How Do You Wear the Bowhunting Label?

Posted by Jay McAninch on January 3, 2012 in Federal Excise Tax, Political and Election Briefings, Bowhunting

For a recent profile in “Time” magazine (“The Prophet,” Dec. 26, 2011), Congressman Paul Ryan, R-Wis., posed for a picture that portrays him not only as a nationally known policymaker, but a proud bowhunter too. The photo shows him in his office wearing the “uniform” of the U.S. Congress – a dark suit – while holding a hunting bow at full draw. The photo’s message is clear and unflinching: Paul Ryan is a congressman, statesman and policymaker at our nation’s highest levels; AND he bowhunts. To my knowledge, that’s never happened before.

I’m aware of many VIPs, celebrities, musicians, political figures, professional athletes, and stars of the screen and stage who enjoy bowhunting. I’ve seen autographed pictures of many of them adorning walls of archery shops and manufacturers’ offices. The autographs often include a thanks for a hunt or the privilege of shooting some of the best equipment in the industry. Yet as I watch this list grow over the years, I don’t recall anyone of Paul Ryan’s stature making public statements in the mainstream press about their support for bowhunting. In fact, take just one look at Paul Ryan holding a bow at full draw, and you know he’s the real deal; a hardcore bowhunter. He’s not just another politician holding a gun or bow for the first time – maybe the only time – while currying favor with our country’s large hunting bloc.

No, Paul Ryan posed for this photo of his own volition, and in a low-key way. He didn’t ask a manufacturer for the bow or “fish” for an invitation to a great hunt somewhere. The truth is, Congressman Ryan has never asked for anything from the archery industry when he’s done things for bowhunting. Nearly 10 years ago, he led an effort to change the tax on arrows and level the playing field for arrow manufacturers, especially those making arrows on American soil. For that, he took nothing from us except our thanks and gratitude.

Ever since meeting Congressman Ryan in the late 1990s, I’ve noticed he pays for everything he requests. In fact, he insists on paying. This struck me as unique, even unusual. That’s because I’ve often seen professional athletes, singers and celebrities EXPECT to receive equipment just for showing up at an event. This contrast is especially noteworthy, given that our society assumes all politicians are on the take.

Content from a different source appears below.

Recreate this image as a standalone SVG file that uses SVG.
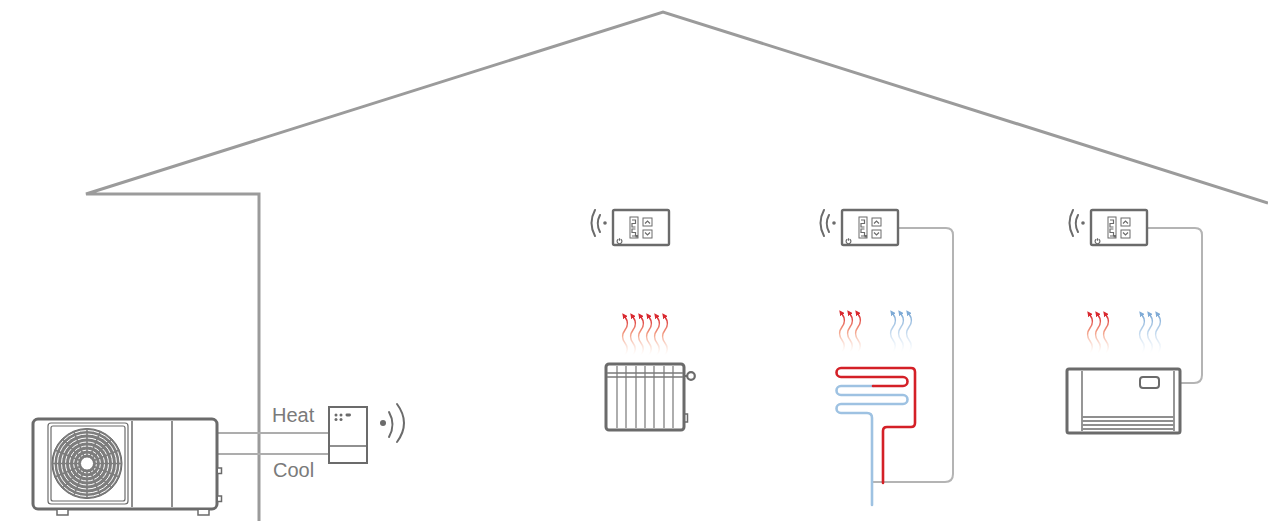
<svg xmlns="http://www.w3.org/2000/svg" width="1268" height="521" viewBox="0 0 1268 521">
  <style>
    .house{fill:none;stroke:#9b9b9b;stroke-width:3;stroke-linejoin:miter}
    .dev{fill:#fff;stroke:#6b6b6b;stroke-width:3}
    .thin{fill:none;stroke:#6b6b6b;stroke-width:1.2}
    .wire{fill:none;stroke:#b4b4b4;stroke-width:2}
    .pipe{fill:none;stroke:#adadad;stroke-width:2}
    .lbl{font-family:"Liberation Sans",Arial,sans-serif;font-size:20px;fill:#7a7a7a}
    .tb{fill:#fff;stroke:#6b6b6b;stroke-width:2.4}
    .ti{fill:#fff;stroke:#6b6b6b;stroke-width:1}
    .wifi{fill:none;stroke:#6b6b6b;stroke-width:2;stroke-linecap:round}
    .hw{fill:none;stroke:url(#gRed);stroke-width:1.5;marker-start:url(#aRed)}
    .cw{fill:none;stroke:url(#gBlue);stroke-width:1.5;marker-start:url(#aBlue)}
    .red{fill:none;stroke:#d42027;stroke-width:2.6;stroke-linecap:round;stroke-linejoin:round}
    .blue{fill:none;stroke:#9ec2e2;stroke-width:2.6;stroke-linecap:round;stroke-linejoin:round}
  </style>
  <defs>
    <linearGradient id="gRed" x1="0" y1="0" x2="0" y2="1">
      <stop offset="0" stop-color="#d9282f"/>
      <stop offset="0.45" stop-color="#ee7d5c" stop-opacity="0.75"/>
      <stop offset="1" stop-color="#f8c9b3" stop-opacity="0"/>
    </linearGradient>
    <linearGradient id="gBlue" x1="0" y1="0" x2="0" y2="1">
      <stop offset="0" stop-color="#7fabd6"/>
      <stop offset="0.45" stop-color="#a9c8e6" stop-opacity="0.75"/>
      <stop offset="1" stop-color="#d6e6f4" stop-opacity="0"/>
    </linearGradient>
    <marker id="aRed" viewBox="0 0 6 6" refX="1" refY="3" markerWidth="5.5" markerHeight="5.5" markerUnits="userSpaceOnUse" orient="auto-start-reverse">
      <path d="M0,0 L6,3 L0,6 z" fill="#d9282f"/>
    </marker>
    <marker id="aBlue" viewBox="0 0 6 6" refX="1" refY="3" markerWidth="5.5" markerHeight="5.5" markerUnits="userSpaceOnUse" orient="auto-start-reverse">
      <path d="M0,0 L6,3 L0,6 z" fill="#7fabd6"/>
    </marker>
    <path id="wave" d="M0,0 c3,4 3,9 0,13 c-3,4 -3,9 0,13 c3,4 3,8 0,12"/>
    <g id="thermo">
      <rect class="tb" x="0" y="0" width="56" height="35" rx="1.5"/>
      <rect class="ti" x="17" y="7" width="8" height="21"/>
      <path class="thin" d="M19,10 h3.5 v3.5 h-3.5 v3.5 h3.5 M22.5,19 h-3.5 v3.5 h3.5 v3.5 h-3.5"/>
      <rect x="22.5" y="25" width="2.5" height="2.5" fill="#6b6b6b"/>
      <rect class="ti" x="30" y="8" width="9" height="8"/>
      <rect class="ti" x="30" y="20" width="9" height="8"/>
      <path class="thin" d="M32,13.5 l2.5,-2.5 l2.5,2.5 M32,22.5 l2.5,2.5 l2.5,-2.5"/>
      <path class="thin" d="M5.3,29.3 a2.4,2.4 0 1 0 2.4,0 M6.5,28.2 v2.6"/>
      <circle cx="-8" cy="13" r="1.8" fill="#6b6b6b"/>
      <path class="wifi" d="M-13,5 Q-17.5,13.5 -13,22 M-18,0 Q-25,13 -18,26"/>
    </g>
  </defs>

  <!-- house outline -->
  <path class="house" d="M259,521 V194 H86 L663,12 L1268,203"/>

  <g id="connectors">
    <!-- flow and return lines from the heat pump -->
    <path class="pipe" d="M218,433 H329 M218,454 H329"/>
    <!-- thermostat wiring -->
    <path class="wire" d="M898,228 H946 Q953,228 953,235 V474 Q953,482 945,482 H872"/>
    <path class="wire" d="M1147,228 H1195 Q1202,228 1202,235 V375 Q1202,383 1194,383 H1181"/>
  </g>

  <g id="heat-pump">
    <rect class="dev" x="33" y="419" width="184" height="90" rx="5"/>
    <rect class="thin" x="48" y="423" width="80" height="81" rx="3" stroke-width="1.6"/>
    <rect class="thin" x="51" y="426" width="74" height="75" rx="2" stroke-width="0.8"/>
    <g transform="translate(87,463.5)">
      <circle r="35" fill="#7d7d7d" stroke="#6b6b6b" stroke-width="1"/>
      <g fill="none" stroke="#ffffff" stroke-width="1">
        <circle r="9.5"/><circle r="13.5"/><circle r="17.5"/><circle r="21.5"/><circle r="25.5"/><circle r="29.5"/><circle r="33"/>
      </g>
      <g stroke="#7d7d7d" stroke-width="1.6">
        <path d="M0,-35 V-7 M0,35 V7 M-35,0 H-7 M35,0 H7"/>
        <path d="M-24.7,-24.7 L-5,-5 M24.7,24.7 L5,5 M-24.7,24.7 L-5,5 M24.7,-24.7 L5,-5"/>
        <path d="M13.4,-32.3 L2.7,-6.5 M-13.4,32.3 L-2.7,6.5 M-13.4,-32.3 L-2.7,-6.5 M13.4,32.3 L2.7,6.5"/>
        <path d="M32.3,-13.4 L6.5,-2.7 M-32.3,13.4 L-6.5,2.7 M-32.3,-13.4 L-6.5,-2.7 M32.3,13.4 L6.5,2.7"/>
      </g>
      <circle r="6.5" fill="#fff" stroke="#6b6b6b" stroke-width="0.8"/>
    </g>
    <path fill="none" stroke="#6b6b6b" stroke-width="1.5" d="M132,421 V507 M172,421 V507"/>
    <path fill="#fff" stroke="#6b6b6b" stroke-width="1.5" d="M57,510 v5 h11 v-5 M198,510 v5 h11 v-5 M218,468 h3.5 v5.5 h-3.5 M218,496 h3.5 v5.5 h-3.5"/>
  </g>

  <g id="controller">
    <text class="lbl" x="272" y="422">Heat</text>
    <text class="lbl" x="273" y="477">Cool</text>
    <rect x="329" y="407" width="38" height="56" fill="#fff" stroke="#6b6b6b" stroke-width="2"/>
    <path d="M329,446 H367" stroke="#6b6b6b" stroke-width="1.6"/>
    <g fill="#6b6b6b">
      <circle cx="336" cy="415" r="1.5"/><circle cx="341" cy="415" r="1.5"/>
      <rect x="345.5" y="413.6" width="5.5" height="2.8" rx="1.4"/>
      <circle cx="336" cy="419.5" r="1.5"/><circle cx="341" cy="419.5" r="1.5"/>
      <circle cx="383" cy="423" r="3"/>
    </g>
    <path class="wifi" stroke-width="2.2" d="M389,412 Q396,424.5 389,437 M397,404 Q411,423 397,442"/>
  </g>

  <g id="thermostat-1"><use href="#thermo" transform="translate(613,210)"/></g>
  <g id="thermostat-2"><use href="#thermo" transform="translate(842,210)"/></g>
  <g id="thermostat-3"><use href="#thermo" transform="translate(1091,210)"/></g>

  <g id="radiator">
    <g transform="translate(0,317)">
      <use class="hw" href="#wave" x="625"/>
      <use class="hw" href="#wave" x="633"/>
      <use class="hw" href="#wave" x="641"/>
      <use class="hw" href="#wave" x="649"/>
      <use class="hw" href="#wave" x="657"/>
      <use class="hw" href="#wave" x="665"/>
    </g>
    <rect x="684" y="414" width="3.5" height="8" fill="#fff" stroke="#6b6b6b" stroke-width="1.5"/>
    <path d="M684,376 H688" stroke="#6b6b6b" stroke-width="2"/>
    <circle cx="691" cy="376" r="3.8" fill="#fff" stroke="#6b6b6b" stroke-width="2.2"/>
    <rect class="dev" x="606" y="364" width="78" height="66" rx="3"/>
    <path fill="none" stroke="#8c8c8c" stroke-width="1.4" d="M617,366 V428 M626,366 V428 M636,366 V428 M645,366 V428 M654,366 V428 M664,366 V428 M673,366 V428"/>
    <path fill="none" stroke="#7a7a7a" stroke-width="1.4" d="M607,373 H683 M607,377 H683"/>
  </g>

  <g id="underfloor">
    <g transform="translate(0,314)">
      <use class="hw" href="#wave" x="842"/>
      <use class="hw" href="#wave" x="850"/>
      <use class="hw" href="#wave" x="858"/>
      <use class="cw" href="#wave" x="893"/>
      <use class="cw" href="#wave" x="901"/>
      <use class="cw" href="#wave" x="909"/>
    </g>
    <!-- return loop: lower half of the serpentine down to the outlet -->
    <path class="blue" d="M873,386 H841 A4.5,4.5 0 0 0 841,395 H903 A4.5,4.5 0 0 1 903,404 H841 A4.5,4.5 0 0 0 841,413 H867 Q872,413 872,418 V505"/>
    <!-- supply: riser, then upper half of the serpentine -->
    <path class="red" d="M883,483 V431 Q883,427 887,427 H911 Q915,427 915,423 V372 Q915,368 911,368 H841 A4.5,4.5 0 0 0 841,377 H903 A4.5,4.5 0 0 1 903,386 H873"/>
  </g>

  <g id="fan-coil">
    <g transform="translate(0,315)">
      <use class="hw" href="#wave" x="1090"/>
      <use class="hw" href="#wave" x="1098"/>
      <use class="hw" href="#wave" x="1106"/>
      <use class="cw" href="#wave" x="1142"/>
      <use class="cw" href="#wave" x="1150"/>
      <use class="cw" href="#wave" x="1158"/>
    </g>
    <rect class="dev" x="1067" y="369" width="113" height="64" rx="2"/>
    <path fill="none" stroke="#6b6b6b" stroke-width="1.4" d="M1082,371 V431 M1174,371 V431"/>
    <rect x="1140" y="377" width="19" height="11" rx="3" fill="#fff" stroke="#6b6b6b" stroke-width="2"/>
    <path fill="none" stroke="#8f8f8f" stroke-width="2" d="M1082,417 H1174 M1082,421 H1174 M1082,425 H1174 M1082,429 H1174"/>
  </g>
</svg>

When I look at “Time” magazine’s photo of Congressman Ryan at full draw, here’s what I think: Every bowhunter should be proud to talk about bowhunting at home, at work, in the community and among peers in their profession. How many of us talk about bowhunting when we’re with lawyers, accountants, bankers and business people while working or socializing? How many of us talk about bowhunting with our kids’ teachers, school administrators, or those directing our kids’ recreational programs? Do we talk about bowhunting with our pastor or priest, neighbors, community leaders, aldermen, mayor or other politicians? Do we even share our love of “stick and string” with family and friends? If not, why? Do we fear bowhunting doesn’t “fit” or is somehow socially unacceptable?

Perhaps the best part about Congressman Ryan’s bow-shooting appearance in “Time” is that it’s done with pride and self-confidence. In the magazine’s accompanying text, there’s no defensiveness or “in your face” aggression we sometimes see when other bowhunters step into public forums. If any well known folks ever do express their love for archery or bowhunting, few do it so professionally and with such grace and dignity. Ryan assumes folks get that bowhunting is an activity he enjoys and one that is part of his precious few hours of personal time. He doesn’t make bowhunting a crusade or an activity that is right for everyone. In “Time”, he simply showed the world that bowhunting is an important part of his life – just like his family and his work to put American on the path to prosperity. Pretty cool.